In an earlier post today, I noted that West Coast cities want to wean themselves off coal.

“End of Big Coal?”

A related article in Yes! magazine (“End of Big Coal?” [winter 2010], originally published in E/The Environmental Magazine, September-October) puts forward the hope that mountaintop mining for coal will stop before the number of mountains leveled goes over 500.

The article has one very encouraging statistic about green jobs: “wind power now employs more people than the country’s coal mines. The American Wind Energy Association says the industry employed 85,000 in 2008; coal-mining jobs numbered 81,000 in 2007, according to the Department of Energy.”

Interested in finding out what’s going on in the fight against coal? Check out the Coal Swarm website.

“A Fast Track from Coal to Clean Energy”

More stats from the same issue of Yes! magazine, but a different article:

1. “For the first time, renewable energy production, at 11.37 percent of U.S. supply, surpassed nuclear energy production, which was 11.18 percent, according to the U.S. Energy Information Administration. And throughout 2008 and 2009, new renewable energy installations grew faster than new fossil fuel production.”

[Yet President Barack Obama still thought it necessary to open the coasts to oil drilling. Maybe he figured it was a safe move to get Republican support for the climate change bill because he knew environmentalists would sue. We’ll see.]

2.”In September [2009], a broad coalition of environmentalists, investors, farmers, faith congregations, policymakers, and local officials celebrated their 101st success at stopping planned U.S. coal plants in their tracks. In 2010 they are targeting 22 operating coal plants: We’re truly seeing the beginning of the rapid end of coal in the United States.”

3. “Solar will be cost competitive with coal and nuclear across the country by 2015.”

“All good news. But we need an accelerated transition strategy here in the United States—and an enabler that makes the cost of the transition less than or equal to what we’d otherwise pay, providing a backup to wind and solar until energy efficiency and renewable energy can carry the whole system.”

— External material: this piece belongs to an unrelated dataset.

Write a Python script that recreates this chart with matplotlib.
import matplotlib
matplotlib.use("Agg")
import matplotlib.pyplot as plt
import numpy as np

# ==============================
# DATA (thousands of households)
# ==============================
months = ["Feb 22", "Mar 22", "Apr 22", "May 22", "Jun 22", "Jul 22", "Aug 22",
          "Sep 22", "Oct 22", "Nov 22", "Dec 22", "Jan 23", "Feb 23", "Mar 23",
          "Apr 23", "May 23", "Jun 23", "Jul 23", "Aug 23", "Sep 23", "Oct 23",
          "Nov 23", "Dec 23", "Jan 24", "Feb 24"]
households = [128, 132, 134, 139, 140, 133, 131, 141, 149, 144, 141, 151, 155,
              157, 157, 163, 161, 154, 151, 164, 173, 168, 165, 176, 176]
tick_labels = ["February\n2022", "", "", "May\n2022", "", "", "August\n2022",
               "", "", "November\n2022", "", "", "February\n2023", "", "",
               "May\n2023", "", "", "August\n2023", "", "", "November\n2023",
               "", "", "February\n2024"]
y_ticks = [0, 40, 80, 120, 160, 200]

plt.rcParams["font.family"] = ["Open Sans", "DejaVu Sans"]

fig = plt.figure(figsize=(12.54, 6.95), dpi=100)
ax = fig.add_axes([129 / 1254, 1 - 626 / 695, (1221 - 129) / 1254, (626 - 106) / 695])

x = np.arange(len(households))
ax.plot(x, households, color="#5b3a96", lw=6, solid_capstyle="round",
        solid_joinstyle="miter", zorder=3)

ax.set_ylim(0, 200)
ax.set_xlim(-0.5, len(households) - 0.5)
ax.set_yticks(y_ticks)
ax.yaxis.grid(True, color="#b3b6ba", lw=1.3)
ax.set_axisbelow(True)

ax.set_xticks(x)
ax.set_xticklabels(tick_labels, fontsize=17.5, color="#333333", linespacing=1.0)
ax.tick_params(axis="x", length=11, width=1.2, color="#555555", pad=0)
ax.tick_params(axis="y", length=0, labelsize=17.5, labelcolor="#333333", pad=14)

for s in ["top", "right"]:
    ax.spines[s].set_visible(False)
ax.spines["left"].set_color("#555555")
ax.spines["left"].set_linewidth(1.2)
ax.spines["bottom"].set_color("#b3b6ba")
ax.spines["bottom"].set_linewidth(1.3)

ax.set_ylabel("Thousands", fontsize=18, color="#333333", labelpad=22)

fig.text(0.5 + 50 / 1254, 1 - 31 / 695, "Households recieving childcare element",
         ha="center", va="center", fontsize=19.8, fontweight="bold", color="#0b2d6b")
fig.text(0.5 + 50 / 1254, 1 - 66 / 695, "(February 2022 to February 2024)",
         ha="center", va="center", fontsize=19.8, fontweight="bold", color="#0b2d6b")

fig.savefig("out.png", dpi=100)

[Amen to the accelerated transition! Not so much to the enabler, which in author Alisa Gravitz’s opinion is natural gas. If you live in Colorado, especially on the Western Slope with all the gas wells, you’d understand.]

How Is This Restoration?

It’s preventive—less extraction and pollution now, less need for restoration later. It’s indirect—as pollution from coal diminishes, public health will improve.